Canarie, Canada’s Advanced Research and Innovation Network is slated to rollout a new program in March 2011 that will bring Canadian SMB’s (small to medium sized business) an advanced high speed broadband network for research and development.
The new program is called DAIR and it will initially be starting as an online program to assist Canadian ICT companies design and launch new products without the need to dish out a fortune for research, development and infrastructure. Canarie aims to improve Canada’s ICT sector which Jim Roche, Canarie CEO says is “underperformed compared to its global peers”. A problem that the Government of Canada is throwing a lot of hard cash at.
Canarie’s major investment comes from the Government of Canada (Industry Canada). It operates as a non-profit corporation that facilitates research across Canada and around the world. To put it simply, Canarie basically offers a dedicated network to connect innovators. They call it a research and innovation network.

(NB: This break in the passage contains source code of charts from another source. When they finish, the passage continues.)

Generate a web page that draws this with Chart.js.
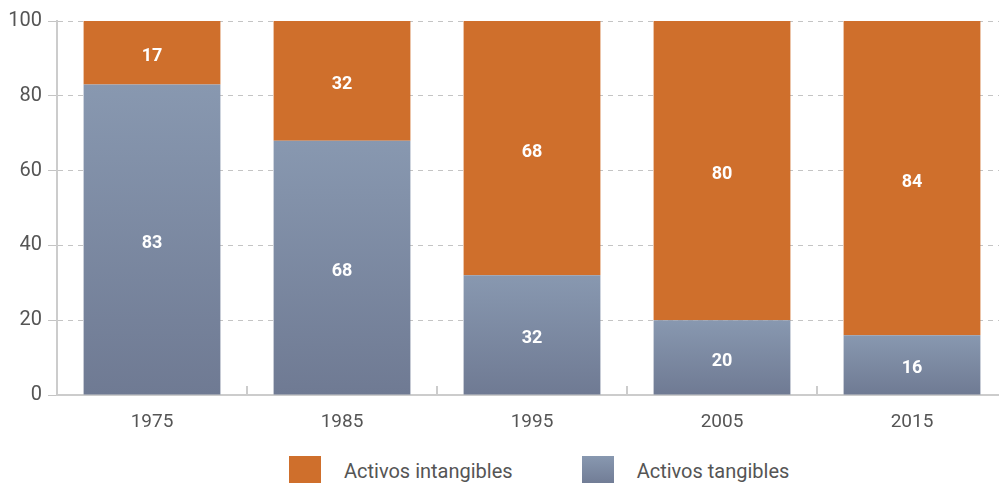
<!DOCTYPE html>
<html>
<head>
<meta charset="utf-8">
<script src="https://cdn.jsdelivr.net/npm/chart.js@4.4.0/dist/chart.umd.min.js"></script>
<style>
    html, body { margin: 0; padding: 0; background: #fff; overflow: hidden; }
    #wrap { position: relative; width: 999px; height: 483px; overflow: hidden; }
    #chart { position: absolute; left: 0; top: 0; }
    .legend { position: absolute; left: 289px; top: 456px; display: flex; align-items: center;
        font-family: Roboto, sans-serif; font-size: 20px; color: #555; }
    .legend .item { display: flex; align-items: center; }
    .legend .box { width: 32px; height: 30px; margin-right: 23px; }
</style>
</head>
<body>
<div id="wrap">
    <canvas id="chart" width="1010" height="440"></canvas>
    <div class="legend">
        <div class="item"><span class="box" style="background:#cf6f2c"></span><span>Activos intangibles</span></div>
        <div class="item" style="margin-left:69px"><span class="box" style="background:linear-gradient(#8898b0,#6f7a93)"></span><span>Activos tangibles</span></div>
    </div>
</div>
<script>
const years = ["1975", "1985", "1995", "2005", "2015"];
const tangibles = [83, 68, 32, 20, 16];
const intangibles = [17, 32, 68, 80, 84];
const yTicks = [0, 20, 40, 60, 80, 100];

const orange = "#cf6f2c";
const grayTop = "#8898b0";
const grayBottom = "#6f7a93";

// gradient runs over each bar on its own, light at top
function tangibleFill(ctx) {
    const chart = ctx.chart;
    if (!chart.chartArea || ctx.type !== "data") return grayTop;
    const y = chart.scales.y;
    const top = y.getPixelForValue(ctx.raw);
    const bottom = y.getPixelForValue(0);
    const g = chart.ctx.createLinearGradient(0, top, 0, bottom);
    g.addColorStop(0, grayTop);
    g.addColorStop(1, grayBottom);
    return g;
}

const valueLabels = {
    id: "valueLabels",
    afterDatasetsDraw(chart) {
        const c = chart.ctx;
        c.save();
        c.font = "bold 18px Roboto, sans-serif";
        c.fillStyle = "#fff";
        c.textAlign = "center";
        c.textBaseline = "middle";
        chart.data.datasets.forEach((ds, i) => {
            chart.getDatasetMeta(i).data.forEach((bar, j) => {
                const p = bar.getCenterPoint();
                c.fillText(String(ds.data[j]), p.x, p.y + 4);
            });
        });
        c.restore();
    },
};

const categoryTicks = {
    id: "categoryTicks",
    afterDraw(chart) {
        const x = chart.scales.x;
        const bottom = chart.chartArea.bottom;
        const step = x.getPixelForValue(1) - x.getPixelForValue(0);
        const c = chart.ctx;
        c.save();
        c.strokeStyle = "#cccccc";
        c.lineWidth = 2;
        for (let i = 1; i < years.length; i++) {
            const px = x.getPixelForValue(i) - step / 2;
            c.beginPath();
            c.moveTo(px, bottom - 9);
            c.lineTo(px, bottom);
            c.stroke();
        }
        c.restore();
    },
};

new Chart(document.getElementById("chart"), {
    type: "bar",
    data: {
        labels: years,
        datasets: [
            {
                label: "Activos tangibles",
                data: tangibles,
                backgroundColor: tangibleFill,
            },
            {
                label: "Activos intangibles",
                data: intangibles,
                backgroundColor: orange,
            },
        ],
    },
    options: {
        responsive: false,
        animation: false,
        categoryPercentage: 1,
        barPercentage: 0.72,
        layout: { padding: { top: 21, right: 3, left: 0, bottom: 0 } },
        plugins: {
            legend: { display: false },
            tooltip: { enabled: false },
        },
        scales: {
            x: {
                stacked: true,
                grid: { display: false, drawTicks: false },
                border: { display: true, color: "#cccccc", width: 2 },
                ticks: {
                    color: "#555",
                    padding: 16,
                    font: { family: "Roboto, sans-serif", size: 19 },
                },
                afterFit(scale) { scale.height = 45; },
            },
            y: {
                stacked: true,
                min: 0,
                max: 100,
                afterBuildTicks(scale) { scale.ticks = yTicks.map(v => ({ value: v })); },
                grid: {
                    color: "#c4c4c4",
                    lineWidth: 1,
                    tickBorderDash: [],
                    tickLength: 9,
                },
                border: { display: true, color: "#cccccc", width: 2, dash: [5, 5] },
                ticks: {
                    color: "#555",
                    padding: 6,
                    font: { family: "Roboto, sans-serif", size: 20 },
                },
                afterFit(scale) { scale.width = 57; },
            },
        },
    },
    plugins: [valueLabels, categoryTicks],
});
</script>
</body>
</html>
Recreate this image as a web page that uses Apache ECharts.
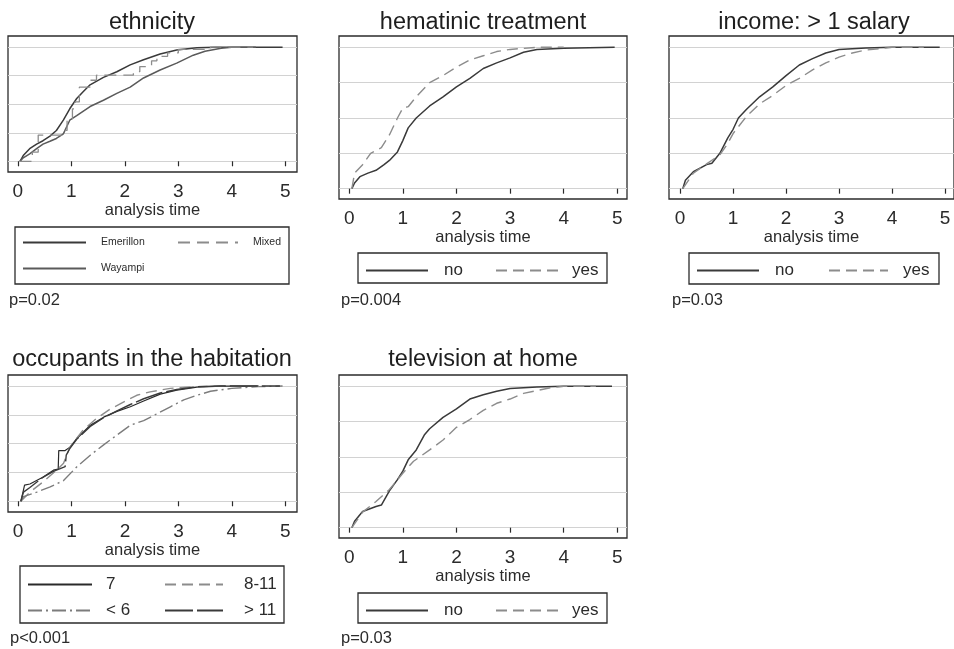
<!DOCTYPE html>
<html>
<head>
<meta charset="utf-8">
<script src="https://cdn.jsdelivr.net/npm/echarts@6/dist/echarts.min.js"></script>
<style>
html,body{margin:0;padding:0;background:#fff;}
#chart{width:954px;height:649px;}
</style>
</head>
<body>
<div id="chart"></div>
<script>
// ---- tick labels / gridlines ----
const xTicks = [0, 1, 2, 3, 4, 5];
const yGrid = [0, 0.25, 0.5, 0.75, 1];
const axisName = 'analysis time';

// ---- panel texts ----
const panelTitles = ['ethnicity', 'hematinic treatment', 'income: > 1 salary', 'occupants in the habitation', 'television at home'];
const pValues = ['p=0.02', 'p=0.004', 'p=0.03', 'p<0.001', 'p=0.03'];

// ---- series values: [analysis time, cumulative failure] ----
// panel 1: ethnicity
const emerillon = [[0.04,0],[0.1,0.05],[0.22,0.11],[0.35,0.15],[0.47,0.18],[0.6,0.22],[0.72,0.27],[0.85,0.36],[0.97,0.46],[1.1,0.55],[1.22,0.61],[1.35,0.67],[1.6,0.735],[1.85,0.785],[2.1,0.845],[2.35,0.89],[2.66,0.94],[2.97,0.975],[3.35,0.995],[3.7,1.0],[4.95,1.0]];
const wayampi = [[0.04,0],[0.1,0.03],[0.22,0.065],[0.35,0.11],[0.47,0.15],[0.6,0.175],[0.72,0.2],[0.85,0.24],[0.97,0.36],[1.1,0.40],[1.35,0.48],[1.6,0.535],[1.85,0.595],[2.1,0.65],[2.35,0.73],[2.66,0.80],[2.97,0.86],[3.28,0.93],[3.5,0.965],[3.8,0.99],[4.0,1.0],[4.45,1.0]];
const mixed = [[0.03,0],[0.27,0.08],[0.38,0.23],[0.87,0.27],[0.92,0.36],[1.02,0.46],[1.07,0.52],[1.15,0.65],[1.35,0.71],[1.47,0.755],[2.16,0.785],[2.28,0.83],[2.5,0.88],[2.6,0.92],[2.8,0.95],[3.0,0.98],[3.6,1.0],[4.4,1.0]];
// panel 2: hematinic treatment
const hemNo = [[0.05,0],[0.1,0.04],[0.2,0.085],[0.35,0.11],[0.5,0.13],[0.65,0.17],[0.75,0.2],[0.9,0.26],[1.0,0.34],[1.1,0.43],[1.25,0.50],[1.5,0.585],[1.75,0.65],[2.0,0.72],[2.25,0.78],[2.5,0.85],[2.75,0.89],[3.0,0.925],[3.25,0.965],[3.5,0.985],[4.0,0.993],[4.95,1.0]];
const hemYes = [[0.05,0],[0.1,0.11],[0.25,0.17],[0.4,0.25],[0.6,0.29],[0.75,0.38],[0.9,0.5],[1.0,0.57],[1.1,0.58],[1.25,0.65],[1.5,0.75],[1.75,0.80],[2.0,0.86],[2.25,0.91],[2.5,0.94],[2.75,0.97],[3.0,0.985],[3.5,1.0],[4.0,1.0]];
// panel 3: income > 1 salary
const incNo = [[0.05,0],[0.1,0.06],[0.25,0.12],[0.5,0.17],[0.6,0.18],[0.75,0.25],[0.9,0.36],[1.0,0.42],[1.1,0.50],[1.25,0.56],[1.5,0.65],[1.75,0.72],[2.0,0.80],[2.25,0.875],[2.5,0.92],[2.75,0.96],[3.0,0.985],[3.5,0.995],[4.0,1.0],[4.9,1.0]];
const incYes = [[0.05,0],[0.25,0.11],[0.5,0.175],[0.75,0.24],[0.9,0.32],[1.0,0.39],[1.25,0.51],[1.5,0.60],[1.75,0.66],[2.0,0.73],[2.25,0.78],[2.5,0.84],[2.75,0.89],[3.0,0.93],[3.25,0.96],[3.5,0.98],[3.75,0.99],[4.0,1.0],[4.6,1.0]];
// panel 4: occupants in the habitation
const occ7 = [[0.05,0],[0.1,0.1],[0.12,0.14],[0.22,0.15],[0.47,0.21],[0.66,0.27],[0.75,0.28],[0.76,0.44],[0.88,0.44],[0.97,0.47],[1.1,0.545],[1.35,0.66],[1.6,0.73],[1.85,0.78],[2.1,0.82],[2.35,0.87],[2.66,0.93],[2.97,0.965],[3.35,0.99],[3.8,1.0],[4.5,1.0]];
const occ8to11 = [[0.05,0],[0.22,0.08],[0.47,0.17],[0.72,0.27],[0.85,0.33],[0.97,0.47],[1.1,0.55],[1.22,0.62],[1.47,0.72],[1.72,0.80],[1.97,0.86],[2.22,0.92],[2.47,0.95],[2.85,0.98],[3.3,0.995],[3.8,1.0],[4.6,1.0]];
const occLt6 = [[0.05,0],[0.1,0.04],[0.35,0.08],[0.6,0.125],[0.85,0.18],[1.1,0.30],[1.35,0.40],[1.6,0.49],[1.85,0.575],[2.1,0.66],[2.35,0.70],[2.6,0.76],[2.85,0.82],[3.1,0.88],[3.35,0.92],[3.6,0.955],[4.0,0.98],[4.5,0.995],[4.95,1.0]];
const occGt11 = [[0.05,0],[0.1,0.08],[0.22,0.12],[0.47,0.21],[0.66,0.26],[0.88,0.30],[0.9,0.40],[0.97,0.46],[1.1,0.54],[1.35,0.65],[1.6,0.725],[1.85,0.785],[2.1,0.84],[2.35,0.89],[2.66,0.94],[2.97,0.97],[3.35,0.995],[3.8,1.0],[4.9,1.0]];
// panel 5: television at home
const tvNo = [[0.05,0],[0.1,0.045],[0.25,0.115],[0.5,0.15],[0.6,0.16],[0.75,0.26],[0.9,0.34],[1.0,0.40],[1.1,0.48],[1.25,0.55],[1.4,0.655],[1.5,0.70],[1.75,0.78],[2.0,0.84],[2.25,0.91],[2.5,0.94],[2.75,0.965],[3.0,0.985],[3.5,0.995],[4.0,1.0],[4.9,1.0]];
const tvYes = [[0.05,0],[0.25,0.11],[0.5,0.185],[0.75,0.27],[1.0,0.385],[1.2,0.47],[1.5,0.55],[1.75,0.62],[2.0,0.71],[2.25,0.765],[2.5,0.83],[2.75,0.88],[3.0,0.91],[3.25,0.95],[3.5,0.97],[3.75,0.99],[4.0,1.0],[4.6,1.0]];

// ---- layout & styles ----
const FONT = "'Liberation Sans', Arial, Helvetica, sans-serif";
const INK = '#2b2b2b';
const panels = [
  {left: 8,   top: 36,  width: 289, height: 136, xMin: -0.185, xMax: 5.22, yMin: -0.094, yMax: 1.098, titleX: 152, titleY: 11,  pX: 9,   pY: 292},
  {left: 339, top: 36,  width: 288, height: 163, xMin: -0.19,  xMax: 5.18, yMin: -0.073, yMax: 1.08,  titleX: 483, titleY: 11,  pX: 341, pY: 292},
  {left: 669, top: 36,  width: 288, height: 163, xMin: -0.21,  xMax: 5.17, yMin: -0.073, yMax: 1.08,  titleX: 814, titleY: 11,  pX: 672, pY: 292},
  {left: 8,   top: 375, width: 289, height: 137, xMin: -0.19,  xMax: 5.22, yMin: -0.093, yMax: 1.096, titleX: 152, titleY: 348, pX: 10,  pY: 630},
  {left: 339, top: 375, width: 288, height: 163, xMin: -0.19,  xMax: 5.18, yMin: -0.073, yMax: 1.08,  titleX: 483, titleY: 348, pX: 341, pY: 630}
];

const DARK = '#3a3a3a', MID = '#5a5a5a', LIGHT = '#8c8c8c';
const seriesDefs = [
  {name: 'Emerillon', panel: 0, data: emerillon, color: DARK,  width: 1.5, type: 'solid'},
  {name: 'Wayampi',   panel: 0, data: wayampi,   color: MID,   width: 1.5, type: 'solid'},
  {name: 'Mixed',     panel: 0, data: mixed,     color: LIGHT, width: 1.3, type: [12, 7], step: 'end'},
  {name: 'no',        panel: 1, data: hemNo,     color: DARK,  width: 1.5, type: 'solid'},
  {name: 'yes',       panel: 1, data: hemYes,    color: LIGHT, width: 1.4, type: [11, 6]},
  {name: 'no',        panel: 2, data: incNo,     color: DARK,  width: 1.5, type: 'solid'},
  {name: 'yes',       panel: 2, data: incYes,    color: LIGHT, width: 1.4, type: [11, 6]},
  {name: '7',         panel: 3, data: occ7,      color: '#2a2a2a', width: 1.2, type: 'solid'},
  {name: '8-11',      panel: 3, data: occ8to11,  color: LIGHT, width: 1.4, type: [11, 6]},
  {name: '< 6',       panel: 3, data: occLt6,    color: '#7c7c7c', width: 1.4, type: [14, 4, 2, 4]},
  {name: '> 11',      panel: 3, data: occGt11,   color: DARK,  width: 1.4, type: [28, 4]},
  {name: 'no',        panel: 4, data: tvNo,      color: DARK,  width: 1.5, type: 'solid'},
  {name: 'yes',       panel: 4, data: tvYes,     color: LIGHT, width: 1.4, type: [11, 6]}
];

// legend entries: key start x, row centre y, key width, gap to label, font size
const legendItems = [
  {name: 'Emerillon', x: 22,  y: 243, w: 63, pad: 10, fs: 10.5},
  {name: 'Mixed',     x: 177, y: 243, w: 60, pad: 10, fs: 10.5},
  {name: 'Wayampi',   x: 22,  y: 269, w: 63, pad: 10, fs: 10.5},
  {name: 'no',        x: 365, y: 268, w: 62, pad: 11, fs: 17},
  {name: 'yes',       x: 495, y: 268, w: 62, pad: 9,  fs: 17},
  {name: 'no',        x: 696, y: 268, w: 62, pad: 11, fs: 17},
  {name: 'yes',       x: 828, y: 268, w: 59, pad: 10, fs: 17},
  {name: '7',         x: 27,  y: 582, w: 64, pad: 9,  fs: 17},
  {name: '8-11',      x: 164, y: 582, w: 58, pad: 16, fs: 17},
  {name: '< 6',       x: 27,  y: 608, w: 64, pad: 9,  fs: 17},
  {name: '> 11',      x: 164, y: 608, w: 58, pad: 16, fs: 17},
  {name: 'no',        x: 365, y: 608, w: 62, pad: 11, fs: 17},
  {name: 'yes',       x: 495, y: 608, w: 62, pad: 9,  fs: 17}
];
const legendFrames = [
  {x: 15,  y: 227, w: 274, h: 57},
  {x: 358, y: 253, w: 249, h: 30},
  {x: 689, y: 253, w: 250, h: 31},
  {x: 20,  y: 566, w: 264, h: 57},
  {x: 358, y: 593, w: 249, h: 30}
];

const grid = panels.map(p => ({
  left: p.left, top: p.top, width: p.width, height: p.height,
  show: true, borderColor: INK, borderWidth: 1.3, backgroundColor: '#fff'
}));
const xAxis = panels.map((p, i) => ({
  type: 'value', gridIndex: i, min: p.xMin, max: p.xMax,
  name: axisName, nameLocation: 'middle', nameGap: 28,
  nameTextStyle: {fontFamily: FONT, fontSize: 16.5, color: INK},
  axisLine: {show: false},
  axisTick: {show: true, customValues: xTicks, length: 5, lineStyle: {color: INK, width: 1.2}},
  axisLabel: {show: true, customValues: xTicks, margin: 10, fontFamily: FONT, fontSize: 19, color: INK},
  splitLine: {show: false}
}));
const yAxis = panels.map((p, i) => ({
  type: 'value', gridIndex: i, min: p.yMin, max: p.yMax,
  axisLine: {show: false},
  axisTick: {show: false, customValues: yGrid},
  axisLabel: {show: false, customValues: yGrid},
  splitLine: {show: true, lineStyle: {color: '#d2d2d2', width: 1.2}}
}));
const series = seriesDefs.map(s => ({
  type: 'line', name: s.name, xAxisIndex: s.panel, yAxisIndex: s.panel,
  data: s.data, step: s.step || false, symbol: 'none', showSymbol: false,
  lineStyle: {color: s.color, width: s.width, type: s.type},
  itemStyle: {color: s.color},
  emphasis: {disabled: true}, silent: true, animation: false
}));
const title = [];
panels.forEach((p, i) => {
  title.push({text: panelTitles[i], left: p.titleX, top: p.titleY, textAlign: 'center', padding: 0,
    textStyle: {fontFamily: FONT, fontSize: 23.5, fontWeight: 'normal', color: '#1e1e1e'}});
  title.push({text: pValues[i], left: p.pX, top: p.pY, padding: 0,
    textStyle: {fontFamily: FONT, fontSize: 16.5, fontWeight: 'normal', color: INK}});
});
const legend = legendItems.map(l => ({
  data: [l.name], left: l.x, top: l.y - 6, padding: 0, orient: 'horizontal',
  itemWidth: l.w, itemHeight: 12, selectedMode: false,
  itemStyle: {opacity: 0, borderWidth: 0},
  textStyle: {fontFamily: FONT, fontSize: l.fs, color: INK, padding: [0, 0, 0, l.pad]}
}));
const graphic = legendFrames.map(f => ({
  type: 'rect', shape: {x: f.x, y: f.y, width: f.w, height: f.h},
  style: {fill: 'none', stroke: INK, lineWidth: 1.3}, silent: true
}));

const chart = echarts.init(document.getElementById('chart'), null, {renderer: 'canvas'});
chart.setOption({
  animation: false, backgroundColor: '#ffffff',
  title, grid, xAxis, yAxis, series, legend, graphic
});
</script>
</body>
</html>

With DAIR, companies can utilize Canarie’s high speed fibre-optic broadband network that is already being used by over 40,000 researchers in more than 225 Canadian universities and colleges. This government funded corporation expects their DAIR program will give Canada’s ICT companies a major boost and they hope it will drive a flood of high-tech applications in Canada.
Canarie’s program DAIR, will run on a dedicated portion of it’s high-speed network and will include features such as wireless and VPN (virtual private network) access, cloud-based computing, on-demand provisioning and instant scalability.
Here’s the skinny.. The pilot is open to everyone however depending on the demand of the program, Canarie may be required to limit the number of users. Small to medium sized companies pay nothing for the duration of the DAIR program although if there’s a huge demand for the service, and I’m sure there will be, Canarie may need to recover costs if it evolves on a larger scale after 2012. Canarie even covers support and training for company staff in order to ensure the supplied hardware is being used properly in test environments. And lastly, all a company will require on their end is a VPN client or a VPN firewall.
CANARIE’s DAIR Program has the potential to unleash a tsunami of high-tech applications,” said Bernard Courtois, President and CEO of the Information Technology Association of Canada (ITAC). “It is a tremendous resource for smaller ICT companies who have limited financial resources but unlimited technical creativity and market insight.
This is incredibly great news for companies that can’t afford the astronomical costs of research & development, let alone broadband costs. It’s also fantastic for Canada and may spark tons of new exciting technology that may have never been without the help of DAIR. What do you think? Pretty exciting stuff right?